What you need to do: Return precisely the span of lines from the top of the material below to the line containing "import matplotlib.pyplot as plt", both included. Pictures are excluded.
▬▬▬▬▬▬
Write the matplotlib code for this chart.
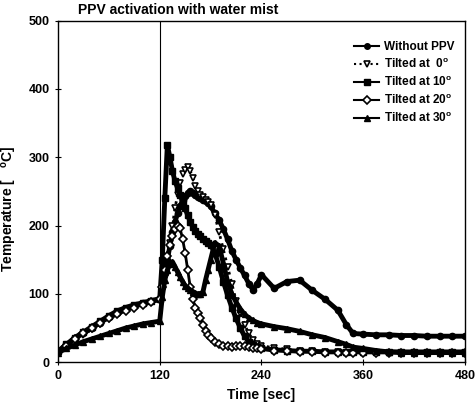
import matplotlib
matplotlib.use("Agg")
import matplotlib.pyplot as plt

plt.rcParams['font.family'] = ['Liberation Sans', 'DejaVu Sans']
plt.rcParams['font.weight'] = 'bold'
plt.rcParams['axes.labelweight'] = 'bold'
plt.rcParams['mathtext.fontset'] = 'custom'
plt.rcParams['mathtext.rm'] = 'Liberation Sans:bold'

# time axis shared by all curves [sec]
time = [0, 10, 20, 30, 40, 50, 60, 70, 80, 90, 100, 110, 120,
        123, 126, 129, 132, 135, 138, 141, 144, 147, 150, 153, 156, 159, 162, 165, 168, 171, 174, 177, 180,
        185, 190, 195, 200, 205, 210, 215, 220, 225, 230, 235, 240,
        255, 270, 285, 300, 315, 330, 340, 348, 360, 375, 390, 405, 420, 435, 450, 465, 480]

without_ppv = [15, 25, 35, 42, 50, 58, 66, 72, 78, 82, 86, 89, 92,
               110, 130, 150, 170, 190, 205, 218, 228, 237, 243, 247, 250, 248, 245, 242, 240, 238, 236, 233, 228,
               218, 208, 195, 180, 163, 150, 138, 127, 115, 106, 115, 128,
               108, 118, 120, 105, 92, 76, 55, 42, 41, 40, 40, 39, 39, 38, 38, 38, 38]

tilt_0 = [14, 22, 32, 40, 48, 56, 63, 70, 76, 80, 84, 88, 90,
          105, 125, 150, 175, 200, 225, 245, 262, 275, 282, 286, 280, 270, 258, 250, 245, 242, 238, 235, 230,
          215, 190, 165, 140, 115, 90, 72, 55, 42, 33, 27, 24,
          21, 19, 17, 16, 15, 15, 14, 14, 14, 14, 14, 14, 14, 14, 14, 14, 14]

tilt_10 = [16, 26, 36, 44, 52, 60, 68, 75, 80, 84, 87, 90, 93,
           150, 240, 318, 300, 280, 265, 255, 245, 235, 225, 215, 205, 198, 192, 188, 185, 180, 178, 175, 172,
           160, 140, 118, 98, 80, 64, 50, 38, 30, 25, 22, 20,
           18, 17, 16, 16, 15, 15, 15, 15, 15, 15, 15, 15, 15, 15, 15, 15, 15]

tilt_20 = [15, 24, 34, 42, 50, 57, 64, 70, 75, 80, 84, 88, 92,
           110, 135, 155, 172, 185, 195, 200, 196, 180, 160, 135, 110, 92, 80, 72, 65, 55, 46, 40, 35,
           30, 27, 24, 23, 22, 23, 24, 23, 22, 21, 20, 19,
           17, 16, 15, 15, 14, 14, 14, 14, 14, 14, 14, 14, 14, 14, 14, 14, 14]

tilt_30 = [14, 20, 25, 30, 34, 38, 42, 46, 50, 53, 56, 58, 60,
           95, 120, 135, 143, 147, 140, 132, 125, 118, 112, 108, 105, 103, 101, 100, 100, 103, 120, 135, 150,
           175, 170, 145, 118, 100, 88, 78, 70, 65, 61, 58, 56,
           52, 49, 45, 40, 36, 30, 26, 22, 20, 17, 15, 14, 14, 14, 14, 14, 14]

x_ticks = [0, 120, 240, 360, 480]
y_ticks = [0, 100, 200, 300, 400, 500]

fig = plt.figure(figsize=(4.75, 4.12), dpi=100)
ax = fig.add_axes([0.122, 0.121, 0.857, 0.829])

ax.plot(time, without_ppv, color='k', lw=3.5, marker='o', ms=4.5, label='Without PPV')
ax.plot(time, tilt_0, color='k', lw=2, ls=':', marker='v', ms=4.5, mfc='white', mew=1.2,
        label='Tilted at  0$^\\mathrm{o}$')
ax.plot(time, tilt_10, color='k', lw=3.5, marker='s', ms=4.5, label='Tilted at 10$^\\mathrm{o}$')
ax.plot(time, tilt_20, color='k', lw=2, marker='D', ms=4, mfc='white', mew=1.2,
        label='Tilted at 20$^\\mathrm{o}$')
ax.plot(time, tilt_30, color='k', lw=3.5, marker='^', ms=4, label='Tilted at 30$^\\mathrm{o}$')

ax.axvline(120, color='k', lw=0.8)
ax.text(24, 506, 'PPV activation with water mist', fontsize=10, ha='left', va='bottom')

ax.set_xlim(0, 480)
ax.set_ylim(0, 500)
ax.set_xticks(x_ticks)
ax.set_yticks(y_ticks)
ax.tick_params(direction='inout', length=5, width=0.8, labelsize=9)
for s in ax.spines.values():
    s.set_linewidth(1.0)

ax.set_xlabel('Time [sec]', fontsize=10)
ax.set_ylabel('Temperature [   $^\\mathrm{o}$C]', fontsize=10)
ax.yaxis.set_label_coords(-0.095, 0.45)

leg = ax.legend(loc='upper left', bbox_to_anchor=(0.7, 0.97), frameon=False, fontsize=8.5,
                handlelength=2.2, labelspacing=0.35, handletextpad=0.4)
for h in leg.get_lines():
    h.set_linewidth(1.5)
    h.set_markersize(4)

fig.savefig('out.png', dpi=100)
▬▬▬▬▬▬
Problem solution:
Write the matplotlib code for this chart.
import matplotlib
matplotlib.use("Agg")
import matplotlib.pyplot as plt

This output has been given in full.